— Begin Records —

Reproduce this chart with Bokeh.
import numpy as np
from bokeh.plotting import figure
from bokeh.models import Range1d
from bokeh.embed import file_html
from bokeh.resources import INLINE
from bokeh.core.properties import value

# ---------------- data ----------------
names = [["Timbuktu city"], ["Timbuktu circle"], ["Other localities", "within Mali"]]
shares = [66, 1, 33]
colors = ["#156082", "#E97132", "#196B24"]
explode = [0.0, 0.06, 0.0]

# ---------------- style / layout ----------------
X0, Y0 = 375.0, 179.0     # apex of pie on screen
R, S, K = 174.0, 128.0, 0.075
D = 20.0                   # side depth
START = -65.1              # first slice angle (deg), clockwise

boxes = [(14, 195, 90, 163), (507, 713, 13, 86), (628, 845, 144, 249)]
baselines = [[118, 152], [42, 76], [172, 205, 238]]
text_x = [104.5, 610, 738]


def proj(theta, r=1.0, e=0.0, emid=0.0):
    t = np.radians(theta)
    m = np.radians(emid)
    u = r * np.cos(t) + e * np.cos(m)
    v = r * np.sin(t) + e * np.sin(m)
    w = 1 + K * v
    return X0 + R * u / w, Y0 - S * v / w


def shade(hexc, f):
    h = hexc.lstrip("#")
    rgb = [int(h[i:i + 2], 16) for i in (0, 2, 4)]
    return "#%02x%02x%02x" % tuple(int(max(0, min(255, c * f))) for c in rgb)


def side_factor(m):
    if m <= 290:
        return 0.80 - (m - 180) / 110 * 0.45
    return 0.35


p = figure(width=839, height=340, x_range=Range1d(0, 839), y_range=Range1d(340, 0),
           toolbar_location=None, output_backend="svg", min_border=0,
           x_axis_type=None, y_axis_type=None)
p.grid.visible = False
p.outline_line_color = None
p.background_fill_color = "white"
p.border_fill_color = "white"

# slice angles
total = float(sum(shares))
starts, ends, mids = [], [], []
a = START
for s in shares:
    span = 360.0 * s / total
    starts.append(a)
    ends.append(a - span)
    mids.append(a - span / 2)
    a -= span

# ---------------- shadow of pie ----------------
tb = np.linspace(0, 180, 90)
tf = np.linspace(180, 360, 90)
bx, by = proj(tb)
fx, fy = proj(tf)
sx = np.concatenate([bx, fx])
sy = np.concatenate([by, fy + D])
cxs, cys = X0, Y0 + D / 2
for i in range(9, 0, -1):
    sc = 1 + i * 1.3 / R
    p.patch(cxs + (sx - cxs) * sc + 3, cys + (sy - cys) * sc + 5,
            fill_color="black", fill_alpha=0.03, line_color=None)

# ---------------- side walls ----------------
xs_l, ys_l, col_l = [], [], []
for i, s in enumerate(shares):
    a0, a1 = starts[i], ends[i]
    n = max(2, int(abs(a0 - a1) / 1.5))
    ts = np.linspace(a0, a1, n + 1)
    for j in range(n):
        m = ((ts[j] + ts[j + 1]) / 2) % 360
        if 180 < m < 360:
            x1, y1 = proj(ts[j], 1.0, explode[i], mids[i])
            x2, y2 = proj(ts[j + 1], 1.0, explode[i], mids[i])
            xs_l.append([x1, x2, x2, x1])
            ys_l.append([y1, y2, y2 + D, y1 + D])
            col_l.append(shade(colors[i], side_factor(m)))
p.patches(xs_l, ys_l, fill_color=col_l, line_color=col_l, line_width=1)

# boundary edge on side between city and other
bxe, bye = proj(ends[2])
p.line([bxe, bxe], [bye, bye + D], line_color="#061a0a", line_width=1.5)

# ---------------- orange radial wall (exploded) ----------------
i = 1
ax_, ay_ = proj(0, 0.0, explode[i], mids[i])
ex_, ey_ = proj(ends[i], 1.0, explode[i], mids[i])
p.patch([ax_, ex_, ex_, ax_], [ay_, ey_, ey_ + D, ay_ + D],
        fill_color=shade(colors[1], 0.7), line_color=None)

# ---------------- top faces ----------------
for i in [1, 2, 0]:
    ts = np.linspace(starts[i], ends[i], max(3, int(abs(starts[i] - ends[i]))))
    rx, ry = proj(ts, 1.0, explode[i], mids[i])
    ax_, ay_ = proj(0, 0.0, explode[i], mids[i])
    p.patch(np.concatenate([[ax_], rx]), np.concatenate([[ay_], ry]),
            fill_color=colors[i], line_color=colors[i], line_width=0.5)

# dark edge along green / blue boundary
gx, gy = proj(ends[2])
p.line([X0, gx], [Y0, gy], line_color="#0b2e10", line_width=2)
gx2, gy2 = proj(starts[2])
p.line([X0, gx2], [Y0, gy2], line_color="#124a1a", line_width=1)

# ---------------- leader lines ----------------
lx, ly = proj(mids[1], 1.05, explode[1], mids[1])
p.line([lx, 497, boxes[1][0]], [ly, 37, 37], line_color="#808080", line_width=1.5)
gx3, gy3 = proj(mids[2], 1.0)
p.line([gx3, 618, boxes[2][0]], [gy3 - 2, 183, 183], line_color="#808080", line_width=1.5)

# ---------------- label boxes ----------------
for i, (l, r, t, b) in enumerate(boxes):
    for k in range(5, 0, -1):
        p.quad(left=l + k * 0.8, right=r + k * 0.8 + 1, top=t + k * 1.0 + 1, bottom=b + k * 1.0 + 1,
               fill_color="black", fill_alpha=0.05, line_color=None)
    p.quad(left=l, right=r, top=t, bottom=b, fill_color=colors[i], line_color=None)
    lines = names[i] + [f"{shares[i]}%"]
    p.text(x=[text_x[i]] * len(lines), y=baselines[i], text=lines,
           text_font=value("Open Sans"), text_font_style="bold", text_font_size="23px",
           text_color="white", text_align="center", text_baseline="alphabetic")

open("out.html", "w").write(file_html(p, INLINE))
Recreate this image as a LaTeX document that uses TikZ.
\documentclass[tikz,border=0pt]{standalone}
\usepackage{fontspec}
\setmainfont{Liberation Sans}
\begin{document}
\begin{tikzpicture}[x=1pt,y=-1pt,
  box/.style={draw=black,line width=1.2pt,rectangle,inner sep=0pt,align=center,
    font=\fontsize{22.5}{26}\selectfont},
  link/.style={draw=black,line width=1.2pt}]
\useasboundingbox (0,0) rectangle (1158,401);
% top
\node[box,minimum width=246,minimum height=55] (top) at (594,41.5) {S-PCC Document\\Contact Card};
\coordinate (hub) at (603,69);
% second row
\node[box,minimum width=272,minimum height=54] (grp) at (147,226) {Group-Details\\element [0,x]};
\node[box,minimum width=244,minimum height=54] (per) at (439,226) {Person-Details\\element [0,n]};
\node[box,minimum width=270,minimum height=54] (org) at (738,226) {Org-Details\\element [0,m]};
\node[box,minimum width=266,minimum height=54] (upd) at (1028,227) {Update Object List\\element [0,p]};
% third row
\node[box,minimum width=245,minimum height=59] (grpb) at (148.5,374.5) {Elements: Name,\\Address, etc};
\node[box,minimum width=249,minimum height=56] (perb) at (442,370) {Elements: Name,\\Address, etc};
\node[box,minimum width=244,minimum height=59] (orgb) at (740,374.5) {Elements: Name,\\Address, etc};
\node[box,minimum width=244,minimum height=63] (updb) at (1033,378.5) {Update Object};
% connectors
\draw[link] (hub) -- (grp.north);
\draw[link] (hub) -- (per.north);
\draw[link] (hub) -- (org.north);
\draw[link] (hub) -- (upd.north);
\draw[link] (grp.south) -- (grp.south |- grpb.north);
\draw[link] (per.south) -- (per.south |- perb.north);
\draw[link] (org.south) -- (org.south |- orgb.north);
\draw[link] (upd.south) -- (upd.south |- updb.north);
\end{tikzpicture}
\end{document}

— End Records —

What to produce:
Give the lines from the one containing "Recreate this image" through the end of the entries again, exactly as written and with no other lines.

Final result:
Recreate this image as a LaTeX document that uses TikZ.
\documentclass[tikz,border=0pt]{standalone}
\usepackage{fontspec}
\setmainfont{Liberation Sans}
\begin{document}
\begin{tikzpicture}[x=1pt,y=-1pt,
  box/.style={draw=black,line width=1.2pt,rectangle,inner sep=0pt,align=center,
    font=\fontsize{22.5}{26}\selectfont},
  link/.style={draw=black,line width=1.2pt}]
\useasboundingbox (0,0) rectangle (1158,401);
% top
\node[box,minimum width=246,minimum height=55] (top) at (594,41.5) {S-PCC Document\\Contact Card};
\coordinate (hub) at (603,69);
% second row
\node[box,minimum width=272,minimum height=54] (grp) at (147,226) {Group-Details\\element [0,x]};
\node[box,minimum width=244,minimum height=54] (per) at (439,226) {Person-Details\\element [0,n]};
\node[box,minimum width=270,minimum height=54] (org) at (738,226) {Org-Details\\element [0,m]};
\node[box,minimum width=266,minimum height=54] (upd) at (1028,227) {Update Object List\\element [0,p]};
% third row
\node[box,minimum width=245,minimum height=59] (grpb) at (148.5,374.5) {Elements: Name,\\Address, etc};
\node[box,minimum width=249,minimum height=56] (perb) at (442,370) {Elements: Name,\\Address, etc};
\node[box,minimum width=244,minimum height=59] (orgb) at (740,374.5) {Elements: Name,\\Address, etc};
\node[box,minimum width=244,minimum height=63] (updb) at (1033,378.5) {Update Object};
% connectors
\draw[link] (hub) -- (grp.north);
\draw[link] (hub) -- (per.north);
\draw[link] (hub) -- (org.north);
\draw[link] (hub) -- (upd.north);
\draw[link] (grp.south) -- (grp.south |- grpb.north);
\draw[link] (per.south) -- (per.south |- perb.north);
\draw[link] (org.south) -- (org.south |- orgb.north);
\draw[link] (upd.south) -- (upd.south |- updb.north);
\end{tikzpicture}
\end{document}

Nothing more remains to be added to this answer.